Named references per subsystem. Agents working from real implementations produce code an order of magnitude better than agents working from descriptions. Canonical references:
| Subsystem | Reference |
|---|---|
| Render graph | Granite (Themaister), Frostbite FrameGraph GDC |
| Virtualized geometry | Nanite SIGGRAPH 2021, Bevy meshlet renderer |
| VSM | UE5 VSM whitepapers, Bungie shadow talks |
| DDGI | Majercik et al. papers, NVIDIA RTXGI |
| SDF GI | Claybook GDC, UE DFGI docs |
| Surface cache | Lumen SIGGRAPH 2022 course (Karis et al.) |
| TAA / TSR | Karis HQ temporal supersampling, INSIDE reprojection, UE TSR whitepaper |
| Strand hair | Epic strand hair talks, TressFX |
| Skin | Jimenez separable SSS, Penner preintegrated |
| Volumetric fog | Bartłomiej Wroński Frostbite volumetrics |
| Sky | Hillaire production sky model |
| Clouds | Schneider Horizon: Zero Dawn, Vos Guerrilla |
| AO | XeGTAO reference |
| Upscaling | AMD FSR2/3 source, NVIDIA DLSS SDK |
| Path tracer | pbrt-v4, Embree tutorials |
Isolated worktrees per agent task. Every subsystem implementation runs on a dedicated worktree, integrated on weekly human-reviewed merge days. Agents do not share branches during implementation.

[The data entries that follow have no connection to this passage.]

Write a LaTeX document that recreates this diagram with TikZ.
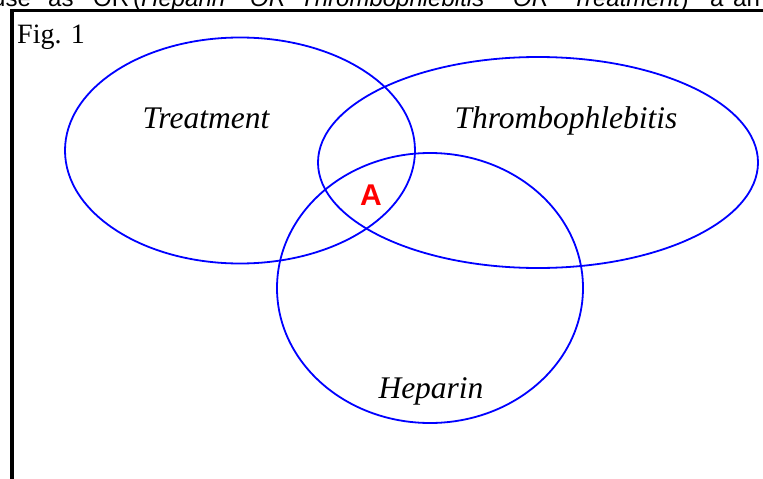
\documentclass[tikz,border=0pt]{standalone}
\usepackage{fontspec}
\setmainfont{Liberation Serif}
\setsansfont{Liberation Sans}
\usepackage{xcolor}
\usetikzlibrary{shapes.geometric}
\usetikzlibrary{positioning}

\begin{document}
\begin{tikzpicture}[x=1pt,y=-1pt]
 \tikzstyle{set}=[ellipse, draw=blue, line width=1.8pt, inner sep=0pt]
 \tikzstyle{setlabel}=[anchor=base, inner sep=0pt, font=\fontsize{31.5}{36}\selectfont\itshape]
 \tikzstyle{toptext}=[anchor=base west, inner sep=0pt, font=\sffamily\fontsize{24}{28}\selectfont]
 \useasboundingbox (0,0) rectangle (763,479);

 % line of the page text above the figure, cut by the page edge
 \foreach \w/\x [count=\i] in {{use}/-8, {as}/48, {OR}/93, {(\textit{Heparin}}/133, {\textit{OR}}/250,
   {\textit{Thrombophlebitis}}/300, {\textit{OR}}/513, {\textit{Treatment})}/572, {a}/710, {an}/733}
   \node[toptext] (top\i) at (\x,6.2) {\w};

 % frame
 \draw[line width=3.6pt] (11.7,495) -- (11.7,10.5) -- (780,10.5);
 \node[anchor=base west, inner sep=0pt, font=\fontsize{28}{32}\selectfont] (fig) at (17,43) {Fig. 1};

 % the three sets
 \node[set, minimum width=350pt, minimum height=226pt] (treat) at (240,150.5) {};
 \node[set, minimum width=440pt, minimum height=211pt] (thromb) at (538,162.5) {};
 \node[set, minimum width=306pt, minimum height=270pt] (hep) at (430,288) {};

 \node[setlabel] (treatlbl) at (206,128) {Treatment};
 \node[setlabel] (thromblbl) at (566,128) {Thrombophlebitis};
 \node[setlabel] (heplbl) at (431,398) {Heparin};
 \node[anchor=base, inner sep=0pt, text=red, font=\sffamily\bfseries\fontsize{30}{34}\selectfont] (A) at (371,205) {A};
\end{tikzpicture}
\end{document}
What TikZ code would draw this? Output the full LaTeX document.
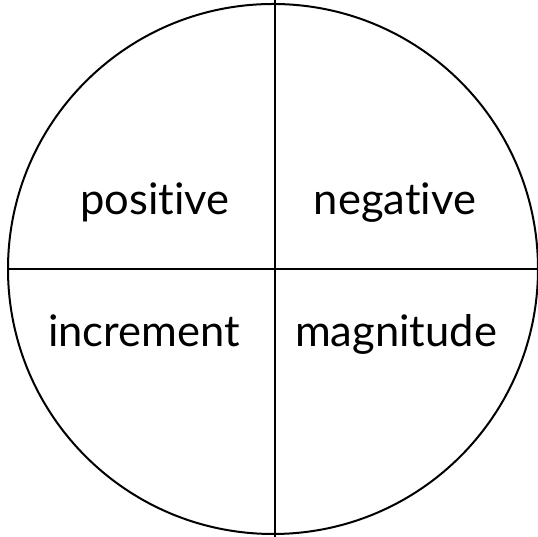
\documentclass[tikz,border=0pt]{standalone}
\usepackage{fontspec}
\setmainfont[Ligatures=NoCommon]{Lato}
\begin{document}
\begin{tikzpicture}[x=1pt, y=1pt,
      every node/.style={font=\fontsize{43.5}{52}\selectfont},
      lbl/.style={anchor=base, inner sep=0pt},
      ln/.style={line width=2pt, black}
    ]
      \useasboundingbox (0,0) rectangle (538,537);
      % outer circle and quarters
      \draw[ln] (273,268) circle (265);
      \coordinate (top) at (275,537);
      \coordinate (bot) at (275,0);
      \coordinate (lft) at (8,268);
      \coordinate (rgt) at (538,268);
      \draw[ln] (top) -- (bot);
      \draw[ln] (lft) -- (rgt);

      % labels
      \node[lbl] (pos) at (155,322) {positive};
      \node[lbl] (neg) at (395,322) {negative};
      \node[lbl] (inc) at (144,190) {increment};
      \node[lbl] (mag) at (396,190) {magnitude};
    \end{tikzpicture}
\end{document}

Screenshot regression harness. Every subsystem change produces before/after screenshots on the test scene library (Sponza, Bistro, San Miguel, Bloom-specific scenes). Regression is detected automatically. This is how you keep 10+ agents from silently breaking each other.
Reference path tracer as ground truth. Built in Phase A, used throughout. Realtime GI is measured against it, not against "does it look OK."
Human review bottlenecks, accepted. Integration, material tuning, tone mapping, exposure response, AO calibration, final pass quality — all human. Budget one human day per week minimum for integration, one human week per phase for tuning. This doesn't scale with agent count and that's fine.
The taste wall is real. Somewhere around month 14–16 everything will look technically correct and visibly "not quite right." Budget a dedicated two-week tuning sprint at that point before pushing into Phase E3/E4 and the character work.
Ordered by blast radius.
- Phase C (virtualized geometry) slips past month 16. Mitigation: ship mesh-shader-based meshlet renderer without the full DAG/software-rasterizer stack as fallback. Defer full Nanite-equivalent to v1.1. This is a 70% quality, 40% effort option.
- Phase E (dynamic GI) doesn't reach E3/E4. Mitigation: ship E1+E2 (DDGI + SDF GI) as v1. This is already competitive with early UE5 releases.
- TAA is never stable. Everything temporal downstream breaks. Mitigation: budget 3 months of Phase B on TAA alone if needed. Do not push past Phase B until TAA passes the thin-geometry test.
- Render graph design debt from Phase A. Every later phase pays interest. Mitigation: spend disproportionate month-1 effort on the render graph API. Review the interface before implementing. Rewrite in month 2 if needed — cheap now, impossible later.
- Substrate material system design debt. Same shape as render graph. Spend the time up front.
- Agent quality on temporal filters and path tracing. Historically these are the two areas where agent code is weakest — small bugs are invisible in still frames and brutal in motion. Mitigation: human-driven code review for every temporal and GI change, with reference path tracer as ground truth.
- Platform-specific backend drift. Three backends means three places for bugs. Mitigation: cross-backend pixel-identical test at every integration merge.
- Scope creep into "everything UE has." If you find yourself building a node graph material editor, a Blueprint-equivalent, or a Sequencer, stop. Those are not rendering.
At month ~14 (end of Phase B + D + early C): a renderer that is unambiguously better than 2019 AAA, with virtualized geometry coming online, VSM live, TAA stable, substrate materials, and full post/volumetrics.
At month ~20 (end of C, D, F; E at E2 or E3): a renderer that is in the UE5-lite tier. Dynamic GI is real, upscaling is competitive, shadows are at parity, geometry scales to millions of triangles.
At month ~28: a renderer that does not obviously lose any subsystem-level comparison against UE5.3. Hair, skin, eyes, water, clouds, GI, reflections, and geometry are all in the same ballpark. Bloom is still missing UE's tooling depth (node-graph materials, Sequencer, Blueprint, MetaHuman rigging) — and that's fine, because Bloom's authoring layer is TypeScript + Perry, which is the actual wedge.
At month 30: tuning pass and reference parity testing. Ship.
Perry, native compilation, sub-second iteration, and the TypeScript authoring layer are Bloom's wedge. This spec exists so visuals don't become a reason to reject Bloom. That framing still holds even with the expanded ambition — a developer who picks Bloom because their build times dropped from 5 minutes to 5 seconds will be delighted by UE5-tier visuals, but won't reject Bloom for lacking them if the rest is compelling.
The difference between v1 and v2 of this spec is not strategic. It's a bet that, given coding agents under tight specs, reaching UE5-tier is not meaningfully harder than reaching 2019-tier — it's just longer. And if the bet is wrong, every phase of v2 ships incremental quality improvements on its own, so slipping Phase E3/E4 or Phase C's Nanite-equivalent parts still leaves Bloom with a renderer that's better than the v1 spec would have produced.
Orient to the floor, not the ceiling: each phase must ship something usable, even if the next phase never happens.